This Summers/Yellen fight is a good thing.

From a narrow political perspective, I'm not sure it was tactically smart for Obama to float Larry Summers’ name so prominently in the hunt for the next Federal Reserve chair. The rivalry between Summers and the other leading candidate, Janet Yellen, has drawn some blood, revealing sensitive divisions within the Democratic party on economic matters.

Federal Reserve policies are a bit out of my lane. I’m certainly no expert on monetary policy. Watching this controversy from afar, I do believe the process has done the nation some good.

Most obviously, this discussion has fostered a useful discussion of gendered notions of expertise, and the hiding-in-plain-sight clubbiness of elite personnel decisions in Washington. President Obama likes and respects Larry Summers, Tim Geithner, and a handful of others in economic policy. That’s not necessarily a bad thing. Summers was present at the creation as the Obama administration navigated terrible challenges in the depths of the recession. It remains noteworthy that the president’s policy brain-trust is a conspicuously male group of high achievers.

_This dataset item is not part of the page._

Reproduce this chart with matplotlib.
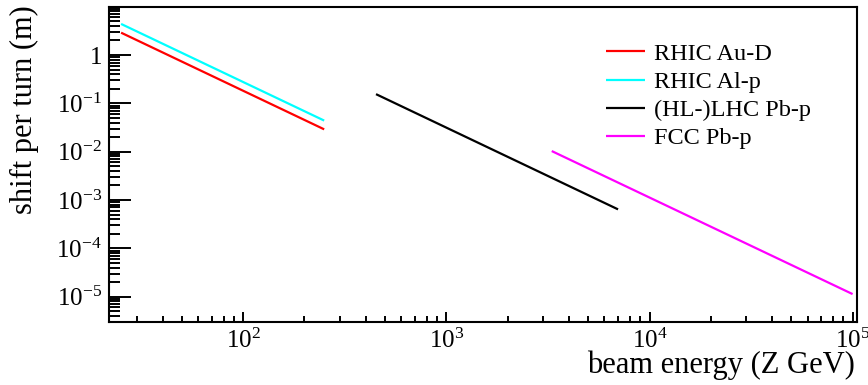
import numpy as np
import matplotlib
matplotlib.use("Agg")
import matplotlib.pyplot as plt
from matplotlib.ticker import FixedLocator, FixedFormatter, LogLocator, NullFormatter

plt.rcParams['font.family'] = ['Liberation Serif', 'DejaVu Serif']
plt.rcParams['mathtext.fontset'] = 'custom'
plt.rcParams['mathtext.rm'] = 'Liberation Serif'
plt.rcParams['mathtext.it'] = 'Liberation Serif:italic'
plt.rcParams['mathtext.bf'] = 'Liberation Serif:bold'

# beam energy range (Z GeV) and shift per turn (m) at the ends of each machine's range
rhic_au_d_E = [25, 250]
rhic_au_d_shift = [2.9, 0.029]
rhic_al_p_E = [25, 250]
rhic_al_p_shift = [4.4, 0.044]
lhc_pb_p_E = [450, 7000]
lhc_pb_p_shift = [0.155, 6.4e-4]
fcc_pb_p_E = [3300, 100000]
fcc_pb_p_shift = [0.0103, 1.13e-5]

series = [
    ("RHIC Au-D", rhic_au_d_E, rhic_au_d_shift, "#ff0000"),
    ("RHIC Al-p", rhic_al_p_E, rhic_al_p_shift, "#00ffff"),
    ("(HL-)LHC Pb-p", lhc_pb_p_E, lhc_pb_p_shift, "#000000"),
    ("FCC Pb-p", fcc_pb_p_E, fcc_pb_p_shift, "#ff00ff"),
]

x_ticks = [1e2, 1e3, 1e4, 1e5]
x_tick_labels = [r'$10^{2}$', r'$10^{3}$', r'$10^{4}$', r'$10^{5}$']
y_ticks = [1e-5, 1e-4, 1e-3, 1e-2, 1e-1, 1]
y_tick_labels = [r'$10^{-5}$', r'$10^{-4}$', r'$10^{-3}$', r'$10^{-2}$', r'$10^{-1}$', '1']

fig = plt.figure(figsize=(8.68, 3.85), dpi=100)
ax = fig.add_axes([0.1256, 0.1644, 0.8617, 0.8182])

for label, E, shift, color in series:
    ax.plot(E, shift, color=color, lw=1.6, label=label, solid_capstyle='butt')

ax.set_xscale('log')
ax.set_yscale('log')
ax.set_xlim(21.8, 1.051e5)
ax.set_ylim(3.03e-6, 10)

ax.xaxis.set_major_locator(FixedLocator(x_ticks))
ax.xaxis.set_major_formatter(FixedFormatter(x_tick_labels))
ax.yaxis.set_major_locator(FixedLocator(y_ticks))
ax.yaxis.set_major_formatter(FixedFormatter(y_tick_labels))
ax.xaxis.set_minor_locator(LogLocator(base=10, subs=np.arange(2, 10), numticks=20))
ax.yaxis.set_minor_locator(LogLocator(base=10, subs=np.arange(2, 10), numticks=20))
ax.xaxis.set_minor_formatter(NullFormatter())
ax.yaxis.set_minor_formatter(NullFormatter())

ax.tick_params(axis='both', which='both', direction='in', top=False, right=False,
               colors='black', width=1.4, labelsize=18)
ax.tick_params(axis='y', which='major', length=16, pad=5)
ax.tick_params(axis='y', which='minor', length=8)
ax.tick_params(axis='x', which='major', length=7.5, pad=5)
ax.tick_params(axis='x', which='minor', length=4)
for spine in ax.spines.values():
    spine.set_linewidth(1.5)

fig.text(855 / 868, 1 - 373 / 385, "beam energy (Z GeV)", ha='right', va='baseline', fontsize=22)
fig.text(24 / 868, 1 - 5 / 385, "shift per turn (m)", ha='center', va='top', rotation=90, fontsize=22)

ax.legend(loc='upper left', bbox_to_anchor=(0.664, 0.885), frameon=False, fontsize=17.5,
          handlelength=1.6, handletextpad=0.4, labelspacing=0.25, borderpad=0, borderaxespad=0)

fig.savefig("out.png", dpi=100)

This fight has also focused public attention on the job and on monetary policy. Most Americans, even those who read the New York Times every day and follow politics have very little idea of what the Federal Reserve actually does, what the letters FOMC stand for. Now we have two superbly-qualified but quite different people competing for the job. So the interested public must consider which aspects of this very difficult job—political, analytic, organizational—are really the most important.

A strong case could be made for either person. Yellen is probably the better manager, coalition-builder, and diplomat. She may draw more effectively on the expertise of others. Summers may be the most brilliant economist of his generation. He is widely respected by economic policymakers around the world, having served with distinction as Secretary of the Treasury, as chief economist of the World Bank, and in other roles. That could be essential in a bewildering global crisis.

This controversy has also (re-)exposed sensitive issues of regulatory policy, for example the reserve requirements that should be imposed on financial institutions and the proper regulation of derivative instruments. These policy issues are so intricately mind-numbing that most Americans ignore them unless we’re in a crisis.

Most educated Americans don't realize that the Fed plays an important role in these regulatory matters. As Mike Konczal usefully reviews, Summers made important mistakes during the Clinton era, opposing useful financial regulations.

More to the point, Wall Street simply has too much political and intellectual influence over both sides of the political aisle. So it’s been healthy to have broader discussion of Summers’ extensive personal ties to (and a multi-million-dollar income from) financial firms during his time at Harvard. Some of this information was presented in unduly personal blunderbuss attacks. It’s still an important matter.

Finally, this controversy has brought useful attention to another sensitive issue. Before raising it, I should mention that I agree with Larry Summers on most aspects of economic policy. I greatly admire his research, going back to his path-breaking work in the economics of unemployment. He has more liberal policy values than he is often credited with having on issues ranging from carbon taxes to education policy to the role of women in global development.

Given his stellar qualifications and strong policy values, this would ordinarily be enough to make him the overwhelming choice to chair the Federal Reserve. Yet in positions of authority, Summers has not always treated people with the respect they deserved. Nor has he always acted with the personal and political sensitivity that positions of leadership require. I think he would own up to this, and be the first to say that related missteps have cost him dearly. He had some excellent plans as president of Harvard. These shortcomings cut short his Harvard presidency before these plans could be realized.

Such shortcomings shouldn't be determinative in choosing the next Fed chair. Summers is hardly the first brilliant economist who can be belittling or abrasive. Still, these issues matter. How someone treats the people around him is an important qualification for holding public office. It should be discussed.